Eight years ago I visited Myanmar as a private citizen, travelling freely in the capital city of Yangon and around the countryside. This beautiful nation was even then showing the strain of its severance from the outside world. I was a guest of a US businessman, and I understood the frustration and disappointment that he and others felt, knowing even then that tighter sanctions would soon drive them out of the country.
This month I became the first US political leader to visit Myanmar in 10 years, and the first ever to meet its reclusive leader, Senior Gen. Than Shwe, in the new capital of Naypyidaw. From there I flew to an even more patched-and-peeled Yangon, where I met Daw Aung San Suu Kyi, the opposition leader and Nobel laureate who remains confined to her home. Among other requests, I asked Than Shwe to free her and allow her to participate in politics.
Leaving Myanmar on a military plane with John Yettaw—an American who had been sentenced to seven years of hard labour for immigration offences, and whose release I had also requested of Than Shwe—I was struck again by how badly the Burmese people need outside help. They are so hardened after decades of civil war and political stalemate that only an even-handed interlocutor can lift them out of the calcified intransigence that has damaged their lives and threatened the stability of South-East Asia.

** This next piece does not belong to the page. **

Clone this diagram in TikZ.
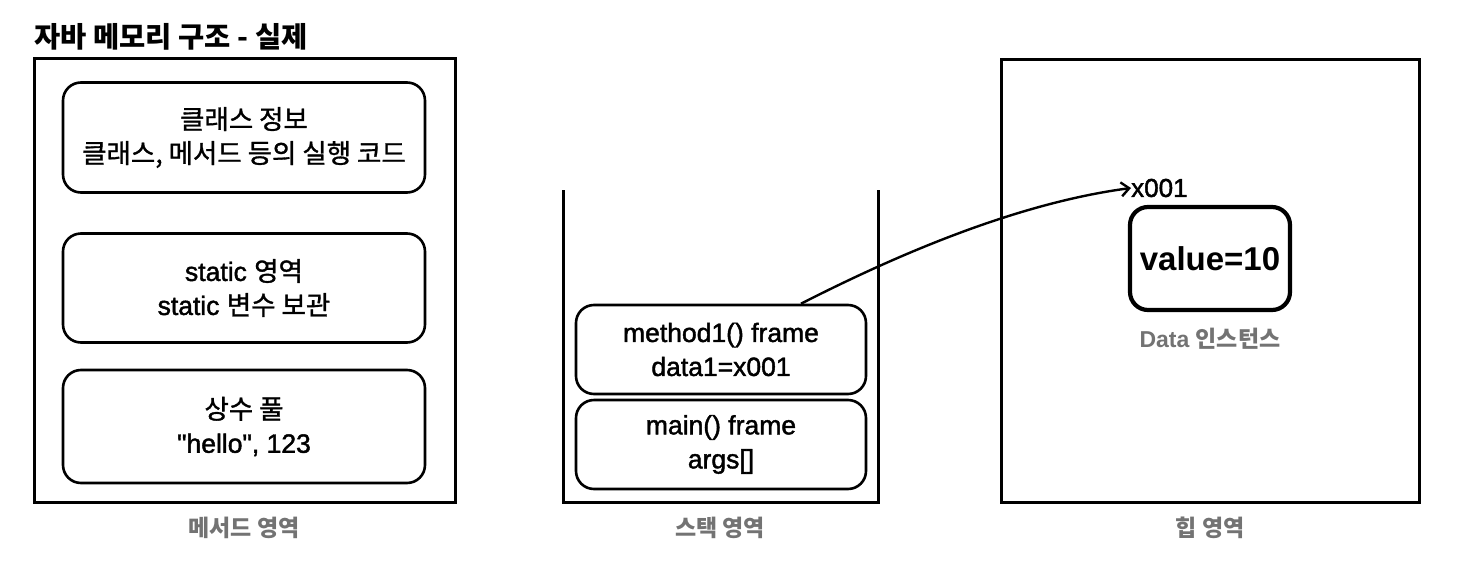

For at least 10 years, the US and the European Union have employed a policy of tightening economic sanctions against Myanmar, in part fuelled by the military government’s failure to recognize the results of a 1990 election won by Suu Kyi’s party. While the political motivations behind this approach are laudable, the result has been overwhelmingly counterproductive. The ruling regime has become more entrenched and at the same time more isolated. The Burmese people have lost access to the outside world.
Sanctions by Western governments have not been matched by other countries, particularly Russia and China. Indeed, they have allowed China to greatly increase its economic and political influence in Myanmar, furthering a dangerous strategic imbalance in the region.
According to the non-profit group EarthRights International, at least 26 Chinese multinational corporations are now involved in at least 62 hydropower, oil, gas and mining projects in Myanmar. In March, China and Myanmar signed a $2.9 billion agreement for the construction of fuel pipelines that will transport West Asian and African crude oil from Myanmar to China. When completed, Chinese oil tankers will no longer be required to pass through the Straits of Malacca, a time-consuming, strategically vital route where 80% of China’s imported oil now passes. If Chinese commercial influence in Myanmar continues to grow, a military presence could follow.
It would be wrong for the US to lift sanctions purely on the basis of economic self-interest, or if such a decision were seen as a capitulation of our long-held position that Myanmar should abandon its repressive military system in favour of democratic rule. But it would be just as bad for us to fold our arms, turn our heads, and pretend that by failing to do anything about the situation in Myanmar we are somehow helping to solve it.
So what can and should be done?
First, we must focus on what is possible. The military government in Myanmar has committed itself to elections in 2010, as part of its announced “seven steps towards democracy". Many point out that the constitution approved last year in a plebiscite is flawed, as it would allow the military to largely continue its domination of the government, and that the approval process itself was questionable. The legislation to put the constitution into force has yet to be drafted. The National League for Democracy (NLD), Suu Kyi’s political party, has not agreed to participate in next year’s elections.
But there is room for engagement. Many Asian countries—China among them—do not even allow opposition parties. The NLD might consider the advantages of participation as part of a longer-term political strategy. And the US could invigorate the debate with an offer to help assist the electoral process. The Myanmar government’s answer to such an offer would be revealing.
Second, the US needs to develop clearly articulated standards for its relations with the non-democratic world. Our distinct policies towards different countries amount to a form of situational ethics that does not translate well into clear-headed diplomacy. We must talk to Myanmar’s leaders. This does not mean that we should abandon our aspirations for a free and open Burmese society, but that our goal will be achieved only through a different course of action.
Third, our government leaders should call on China to end its silence about the situation in Myanmar, and to act responsibly, in keeping with its role as an ascending world power. Americans should not hold their collective breaths that China will give up the huge strategic advantage it has gained as a result of our current policies. But such a gesture from our government would hold far more sway in world opinion than has the repeated but predictable condemnation of Myanmar’s military government.
Finally, with respect to reducing sanctions, we should proceed carefully but immediately. If there is reciprocation from Myanmar in terms of removing the obstacles that now confront us, there would be several ways for our two governments to move forward. We could begin with humanitarian projects.